To take the test one step further, I conducted a series of sustained fire drills, drawing from the holster and firing two shots into a series of 5 three inch circles at a distance of 15 feet in a time limit of 10 seconds. I conducted this test in two runs with the first 10 second run engaging the circles clockwise and the second 10 second run shooting the same circles counter-clockwise.
As you can see, the combination of the SIG P320’s inherent handling, accuracy, and excellent trigger augmented by my increasing comfort/familiarity with the gun and grip enhancements demonstrate how well this platform performs.
In addition to the Fit, Function, and Finances listed above, the SIG P320 Carry 9mm possesses the near-perfect balance of precision and performance. The full-size ergonomic grip fit my hand very well and the relatively short 3.9″ barrel was able to produce impressive accuracy even out to 25 yards while also being light and fast enough to draw from a holster, acquire multiple targets, and deliver sustained fire, largely due to the outstanding trigger and sublimely short re-set.
While I noted a few negative attributes, such as the caliber conversions not universally including .45ACP, limited concealability due to its thick body, and its inability to feed all types of ammunition, I must say that the positives FAR outweigh the negatives. This is a very impressive and versatile handgun. I highly recommend it to anyone from novice to expert and for everyone from the recreational user to duty professional. Considering its price and utility, it is an exceptional value.

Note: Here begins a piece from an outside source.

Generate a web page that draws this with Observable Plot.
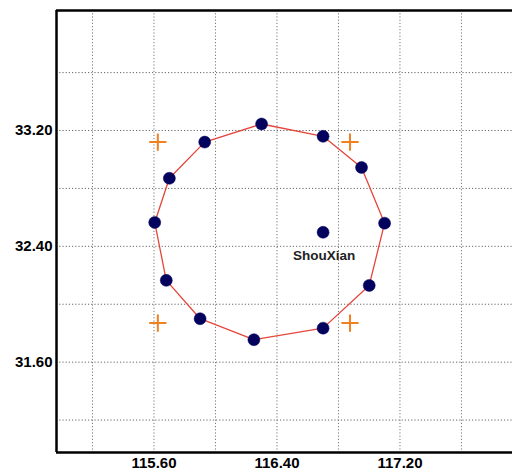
<!DOCTYPE html>
<html>
<head>
<meta charset="utf-8">
<script src="https://cdn.jsdelivr.net/npm/d3@7"></script>
<script src="https://cdn.jsdelivr.net/npm/@observablehq/plot@0.6"></script>
<style>
  html, body { margin: 0; padding: 0; background: #fff; }
  #chart svg { display: block; }
</style>
</head>
<body>
<div id="chart"></div>
<script>
// Ring of stations (closed loop)
const ringLon = [116.30, 116.70, 116.95, 117.10, 117.00, 116.70, 116.25, 115.90, 115.68, 115.605, 115.70, 115.93];
const ringLat = [33.245, 33.16, 32.945, 32.56, 32.13, 31.835, 31.755, 31.90, 32.165, 32.565, 32.87, 33.12];
// Centre station
const centerLon = [116.70];
const centerLat = [32.497];
const centerName = ["ShouXian"];
// Corner markers
const crossLon = [115.625, 116.875, 115.625, 116.875];
const crossLat = [33.12, 33.12, 31.87, 31.87];
// Grid and ticks
const gridX = [115.2, 115.6, 116.0, 116.4, 116.8, 117.2, 117.6];
const gridY = [31.2, 31.6, 32.0, 32.4, 32.8, 33.2, 33.6];
const tickX = [115.6, 116.4, 117.2];
const tickY = [31.6, 32.4, 33.2];
const xDomain = [114.966, 117.932];
const yDomain = [30.976, 34.029];

const ring = ringLon.map((x, i) => ({x, y: ringLat[i]}));
const ringClosed = [...ring, ring[0]];
const center = centerLon.map((x, i) => ({x, y: centerLat[i], name: centerName[i]}));
const crosses = crossLon.map((x, i) => ({x, y: crossLat[i]}));

const chart = Plot.plot({
  width: 512,
  height: 470,
  marginLeft: 56,
  marginRight: 0,
  marginTop: 10,
  marginBottom: 18,
  style: {fontFamily: "'Liberation Sans', Arial, sans-serif", fontSize: "14px", color: "#000", background: "#fff"},
  x: {domain: xDomain, axis: null, label: null},
  y: {domain: yDomain, axis: null, label: null},
  marks: [
    Plot.ruleX(gridX, {stroke: "#777", strokeWidth: 1, strokeDasharray: "1.2,2", strokeOpacity: 1}),
    Plot.ruleY(gridY, {stroke: "#666", strokeWidth: 1, strokeDasharray: "1.2,2", strokeOpacity: 1}),
    Plot.line(ringClosed, {x: "x", y: "y", stroke: "#e5453a", strokeWidth: 1.3}),
    Plot.dot(crosses, {x: "x", y: "y", symbol: "plus", r: 5.6, stroke: "#f08020", strokeWidth: 2}),
    Plot.dot(ring, {x: "x", y: "y", r: 6, fill: "#03035e", stroke: "#03035e", strokeWidth: 0.5}),
    Plot.dot(center, {x: "x", y: "y", r: 6, fill: "#03035e", stroke: "#03035e", strokeWidth: 0.5}),
    Plot.text(center, {x: "x", y: "y", text: "name", dy: 23, dx: 1, fontWeight: "bold", fontSize: 13.5, fill: "#222"}),
    Plot.ruleX([xDomain[0]], {stroke: "#000", strokeWidth: 2.5}),
    Plot.ruleY([yDomain[0], yDomain[1]], {stroke: "#000", strokeWidth: 2.5}),
    Plot.axisX(tickX, {anchor: "bottom", label: null, tickSize: 0, tickPadding: 5, tickFormat: d => d.toFixed(2), fontWeight: "bold", fontSize: 15, fill: "#000"}),
    Plot.axisY(tickY, {anchor: "left", label: null, tickSize: 0, tickPadding: 4, tickFormat: d => d.toFixed(2), fontWeight: "bold", fontSize: 15, fill: "#000"})
  ]
});
document.getElementById("chart").appendChild(chart);
</script>
</body>
</html>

Stay safe and shoot straight
- Howard Hall
Disclaimer: The information and opinions above are objective, based on personal experiences, and are provided for your information and consideration only. Although I have purchased the items listed above under law enforcement/military discounts, I have not been compensated in any way by SIG SAUER, Quantico Tactical, Expansion-Industries, or Talon Grips.